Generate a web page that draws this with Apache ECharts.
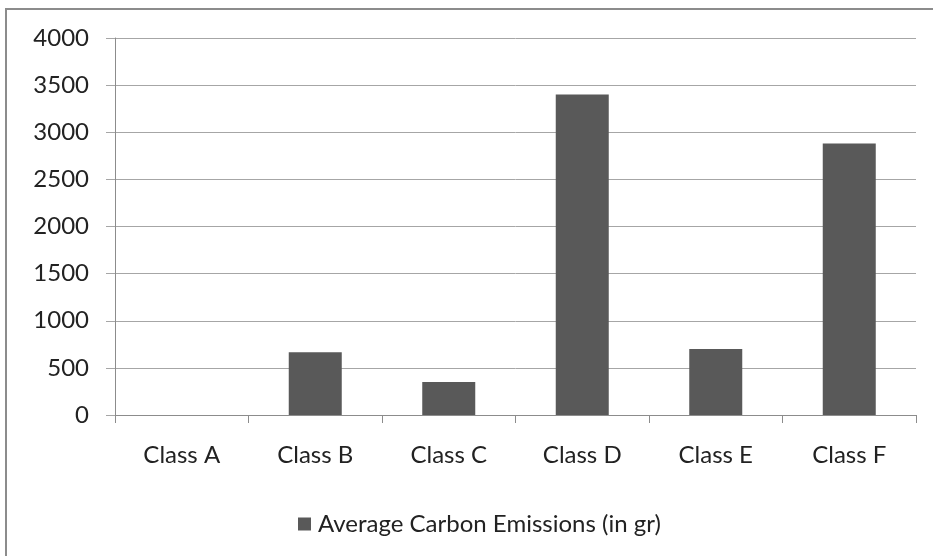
<!DOCTYPE html>
<html>
<head>
<meta charset="utf-8">
<script src="https://cdn.jsdelivr.net/npm/echarts@6/dist/echarts.min.js"></script>
<style>
  html, body { margin: 0; padding: 0; background: #fff; }
  #chart { width: 933px; height: 556px; }
</style>
</head>
<body>
<div id="chart"></div>
<script>
// Vehicle classes and their average carbon emissions (grams)
const categories = ['Class A', 'Class B', 'Class C', 'Class D', 'Class E', 'Class F'];
const emissions = [0, 665, 350, 3400, 700, 2880];
const seriesName = 'Average Carbon Emissions (in gr)';
const yMin = 0, yMax = 4000, yStep = 500;

const font = 'Lato, "Open Sans", sans-serif';
const chart = echarts.init(document.getElementById('chart'), null, { renderer: 'canvas' });

chart.setOption({
  animation: false,
  backgroundColor: '#fff',
  textStyle: { fontFamily: font },
  graphic: [{
    type: 'rect',
    shape: { x: 6, y: 9, width: 1000, height: 700 },
    style: { fill: 'none', stroke: '#8c8c8c', lineWidth: 2 },
    silent: true
  }],
  grid: { left: 115, right: 17, top: 38, bottom: 141, containLabel: false },
  legend: {
    data: [seriesName],
    left: 293,
    top: 507,
    icon: 'rect',
    itemWidth: 13,
    itemHeight: 13,
    itemGap: 8,
    textStyle: { fontFamily: font, fontSize: 24, color: '#222', padding: [0, 0, 0, 2] }
  },
  xAxis: {
    type: 'category',
    data: categories,
    boundaryGap: true,
    axisLine: { lineStyle: { color: '#8c8c8c', width: 1 } },
    axisTick: { show: true, length: 8, lineStyle: { color: '#8c8c8c' } },
    axisLabel: { margin: 28, fontFamily: font, fontSize: 24, color: '#222' }
  },
  yAxis: {
    type: 'value',
    min: yMin,
    max: yMax,
    interval: yStep,
    axisLine: { show: true, lineStyle: { color: '#8c8c8c', width: 1 } },
    axisTick: { show: true, length: 9, lineStyle: { color: '#a6a6a6' } },
    axisLabel: {
      margin: 26, fontFamily: font, fontSize: 24, color: '#222',
      formatter: v => String(v)
    },
    splitLine: { show: true, lineStyle: { color: '#a6a6a6', width: 1 } }
  },
  series: [{
    name: seriesName,
    type: 'bar',
    data: emissions,
    barWidth: 53,
    itemStyle: { color: '#595959' }
  }]
});
</script>
</body>
</html>
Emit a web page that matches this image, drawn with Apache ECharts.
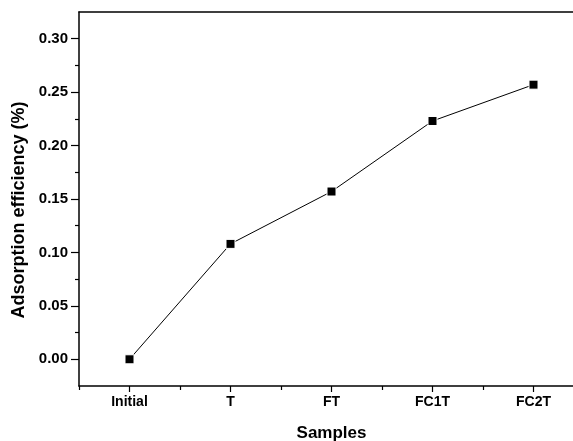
<!DOCTYPE html>
<html>
<head>
<meta charset="utf-8">
<script src="https://cdn.jsdelivr.net/npm/echarts@6/dist/echarts.min.js"></script>
<style>
  html, body { margin: 0; padding: 0; background: #fff; }
  #chart { width: 573px; height: 441px; }
</style>
</head>
<body>
<div id="chart"></div>
<script>
// Samples and their measured adsorption efficiency
const samples = ['Initial', 'T', 'FT', 'FC1T', 'FC2T'];
const efficiency = [0.000, 0.108, 0.157, 0.223, 0.257];

// Y axis ticks: labelled majors and unlabelled minors
const yMajorTicks = [0, 0.05, 0.10, 0.15, 0.20, 0.25, 0.30];
const yMinorTicks = [0.025, 0.075, 0.125, 0.175, 0.225, 0.275];
const yMin = -0.025;
const yMax = 0.325;

const font = 'Liberation Sans, Arial, Helvetica, sans-serif';
const axisLine = { show: true, onZero: false, lineStyle: { color: '#000', width: 1.5 } };

const chart = echarts.init(document.getElementById('chart'), null, { renderer: 'canvas' });

chart.setOption({
  backgroundColor: '#fff',
  animation: false,
  grid: {
    left: 79, top: 12, width: 505, height: 374,
    containLabel: false,
    outerBoundsMode: 'none',
    show: false
  },
  xAxis: [
    {
      type: 'category',
      data: samples,
      boundaryGap: true,
      position: 'bottom',
      name: 'Samples',
      nameLocation: 'middle',
      nameGap: 39,
      nameTextStyle: { fontFamily: font, fontWeight: 'bold', fontSize: 17, color: '#000' },
      axisLine: axisLine,
      axisTick: { show: true, alignWithLabel: true, length: 6, lineStyle: { color: '#000', width: 1.2 } },
      axisLabel: { fontFamily: font, fontWeight: 'bold', fontSize: 14, color: '#000', margin: 9 },
      splitLine: { show: false }
    },
    {
      // boundary ticks between samples
      type: 'category',
      data: samples,
      boundaryGap: true,
      position: 'bottom',
      axisLine: { show: false, onZero: false },
      axisTick: { show: true, alignWithLabel: false, length: 4, lineStyle: { color: '#000', width: 1.2 } },
      axisLabel: { show: false },
      splitLine: { show: false }
    },
    {
      // frame line across the top
      type: 'category',
      data: samples,
      position: 'top',
      axisLine: axisLine,
      axisTick: { show: false },
      axisLabel: { show: false },
      splitLine: { show: false }
    }
  ],
  yAxis: [
    {
      type: 'value',
      min: yMin,
      max: yMax,
      position: 'left',
      name: 'Adsorption efficiency (%)',
      nameLocation: 'middle',
      nameGap: 47,
      nameRotate: 90,
      nameTextStyle: { fontFamily: font, fontWeight: 'bold', fontSize: 18, color: '#000', padding: [0, 22, 0, 0] },
      axisLine: axisLine,
      axisTick: { show: true, length: 8, customValues: yMajorTicks, lineStyle: { color: '#000', width: 1.2 } },
      axisLabel: {
        fontFamily: font, fontWeight: 'bold', fontSize: 15, color: '#000', margin: 11,
        customValues: yMajorTicks,
        formatter: v => v.toFixed(2)
      },
      splitLine: { show: false }
    },
    {
      type: 'value',
      min: yMin,
      max: yMax,
      position: 'left',
      axisLine: { show: false, onZero: false },
      axisTick: { show: true, length: 4, customValues: yMinorTicks, lineStyle: { color: '#000', width: 1.2 } },
      axisLabel: { show: false, customValues: yMinorTicks },
      splitLine: { show: false }
    }
  ],
  series: [
    {
      type: 'line',
      data: efficiency,
      xAxisIndex: 0,
      yAxisIndex: 0,
      symbol: 'rect',
      symbolSize: 9,
      lineStyle: { color: '#000', width: 1 },
      itemStyle: { color: '#000', borderColor: '#fff', borderWidth: 1 }
    }
  ]
});
</script>
</body>
</html>
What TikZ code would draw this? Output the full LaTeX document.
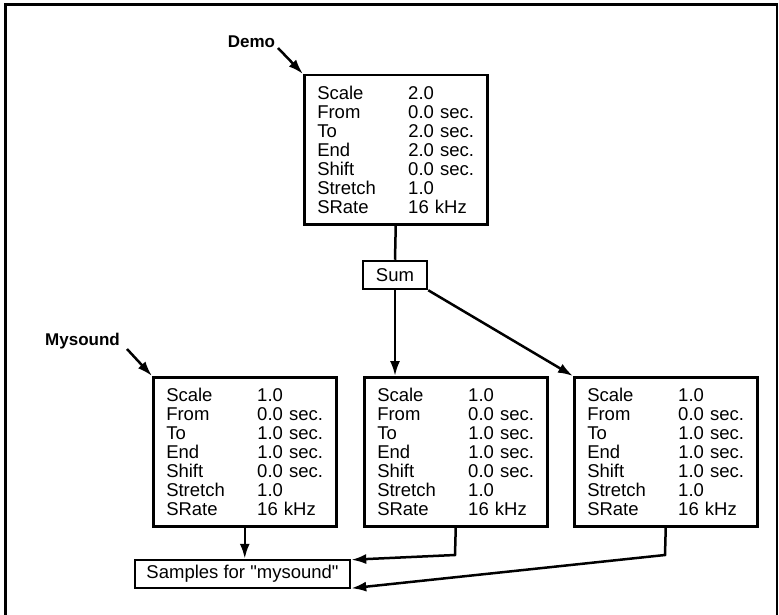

++++++++++

Transcribe the records above exactly as they appear, leaving out any pictures.

*Response*
Generate a web page that draws this with Apache ECharts.
<!DOCTYPE html>
<html>
<head>
<meta charset="utf-8">
<script src="https://cdn.jsdelivr.net/npm/echarts@6/dist/echarts.min.js"></script>
<style>
  html, body { margin: 0; padding: 0; background: #fff; }
  #chart { width: 933px; height: 556px; }
</style>
</head>
<body>
<div id="chart"></div>
<script>
// Vehicle classes and their average carbon emissions (grams)
const categories = ['Class A', 'Class B', 'Class C', 'Class D', 'Class E', 'Class F'];
const emissions = [0, 665, 350, 3400, 700, 2880];
const seriesName = 'Average Carbon Emissions (in gr)';
const yMin = 0, yMax = 4000, yStep = 500;

const font = 'Lato, "Open Sans", sans-serif';
const chart = echarts.init(document.getElementById('chart'), null, { renderer: 'canvas' });

chart.setOption({
  animation: false,
  backgroundColor: '#fff',
  textStyle: { fontFamily: font },
  graphic: [{
    type: 'rect',
    shape: { x: 6, y: 9, width: 1000, height: 700 },
    style: { fill: 'none', stroke: '#8c8c8c', lineWidth: 2 },
    silent: true
  }],
  grid: { left: 115, right: 17, top: 38, bottom: 141, containLabel: false },
  legend: {
    data: [seriesName],
    left: 293,
    top: 507,
    icon: 'rect',
    itemWidth: 13,
    itemHeight: 13,
    itemGap: 8,
    textStyle: { fontFamily: font, fontSize: 24, color: '#222', padding: [0, 0, 0, 2] }
  },
  xAxis: {
    type: 'category',
    data: categories,
    boundaryGap: true,
    axisLine: { lineStyle: { color: '#8c8c8c', width: 1 } },
    axisTick: { show: true, length: 8, lineStyle: { color: '#8c8c8c' } },
    axisLabel: { margin: 28, fontFamily: font, fontSize: 24, color: '#222' }
  },
  yAxis: {
    type: 'value',
    min: yMin,
    max: yMax,
    interval: yStep,
    axisLine: { show: true, lineStyle: { color: '#8c8c8c', width: 1 } },
    axisTick: { show: true, length: 9, lineStyle: { color: '#a6a6a6' } },
    axisLabel: {
      margin: 26, fontFamily: font, fontSize: 24, color: '#222',
      formatter: v => String(v)
    },
    splitLine: { show: true, lineStyle: { color: '#a6a6a6', width: 1 } }
  },
  series: [{
    name: seriesName,
    type: 'bar',
    data: emissions,
    barWidth: 53,
    itemStyle: { color: '#595959' }
  }]
});
</script>
</body>
</html>
Emit a web page that matches this image, drawn with Apache ECharts.
<!DOCTYPE html>
<html>
<head>
<meta charset="utf-8">
<script src="https://cdn.jsdelivr.net/npm/echarts@6/dist/echarts.min.js"></script>
<style>
  html, body { margin: 0; padding: 0; background: #fff; }
  #chart { width: 573px; height: 441px; }
</style>
</head>
<body>
<div id="chart"></div>
<script>
// Samples and their measured adsorption efficiency
const samples = ['Initial', 'T', 'FT', 'FC1T', 'FC2T'];
const efficiency = [0.000, 0.108, 0.157, 0.223, 0.257];

// Y axis ticks: labelled majors and unlabelled minors
const yMajorTicks = [0, 0.05, 0.10, 0.15, 0.20, 0.25, 0.30];
const yMinorTicks = [0.025, 0.075, 0.125, 0.175, 0.225, 0.275];
const yMin = -0.025;
const yMax = 0.325;

const font = 'Liberation Sans, Arial, Helvetica, sans-serif';
const axisLine = { show: true, onZero: false, lineStyle: { color: '#000', width: 1.5 } };

const chart = echarts.init(document.getElementById('chart'), null, { renderer: 'canvas' });

chart.setOption({
  backgroundColor: '#fff',
  animation: false,
  grid: {
    left: 79, top: 12, width: 505, height: 374,
    containLabel: false,
    outerBoundsMode: 'none',
    show: false
  },
  xAxis: [
    {
      type: 'category',
      data: samples,
      boundaryGap: true,
      position: 'bottom',
      name: 'Samples',
      nameLocation: 'middle',
      nameGap: 39,
      nameTextStyle: { fontFamily: font, fontWeight: 'bold', fontSize: 17, color: '#000' },
      axisLine: axisLine,
      axisTick: { show: true, alignWithLabel: true, length: 6, lineStyle: { color: '#000', width: 1.2 } },
      axisLabel: { fontFamily: font, fontWeight: 'bold', fontSize: 14, color: '#000', margin: 9 },
      splitLine: { show: false }
    },
    {
      // boundary ticks between samples
      type: 'category',
      data: samples,
      boundaryGap: true,
      position: 'bottom',
      axisLine: { show: false, onZero: false },
      axisTick: { show: true, alignWithLabel: false, length: 4, lineStyle: { color: '#000', width: 1.2 } },
      axisLabel: { show: false },
      splitLine: { show: false }
    },
    {
      // frame line across the top
      type: 'category',
      data: samples,
      position: 'top',
      axisLine: axisLine,
      axisTick: { show: false },
      axisLabel: { show: false },
      splitLine: { show: false }
    }
  ],
  yAxis: [
    {
      type: 'value',
      min: yMin,
      max: yMax,
      position: 'left',
      name: 'Adsorption efficiency (%)',
      nameLocation: 'middle',
      nameGap: 47,
      nameRotate: 90,
      nameTextStyle: { fontFamily: font, fontWeight: 'bold', fontSize: 18, color: '#000', padding: [0, 22, 0, 0] },
      axisLine: axisLine,
      axisTick: { show: true, length: 8, customValues: yMajorTicks, lineStyle: { color: '#000', width: 1.2 } },
      axisLabel: {
        fontFamily: font, fontWeight: 'bold', fontSize: 15, color: '#000', margin: 11,
        customValues: yMajorTicks,
        formatter: v => v.toFixed(2)
      },
      splitLine: { show: false }
    },
    {
      type: 'value',
      min: yMin,
      max: yMax,
      position: 'left',
      axisLine: { show: false, onZero: false },
      axisTick: { show: true, length: 4, customValues: yMinorTicks, lineStyle: { color: '#000', width: 1.2 } },
      axisLabel: { show: false, customValues: yMinorTicks },
      splitLine: { show: false }
    }
  ],
  series: [
    {
      type: 'line',
      data: efficiency,
      xAxisIndex: 0,
      yAxisIndex: 0,
      symbol: 'rect',
      symbolSize: 9,
      lineStyle: { color: '#000', width: 1 },
      itemStyle: { color: '#000', borderColor: '#fff', borderWidth: 1 }
    }
  ]
});
</script>
</body>
</html>
What TikZ code would draw this? Output the full LaTeX document.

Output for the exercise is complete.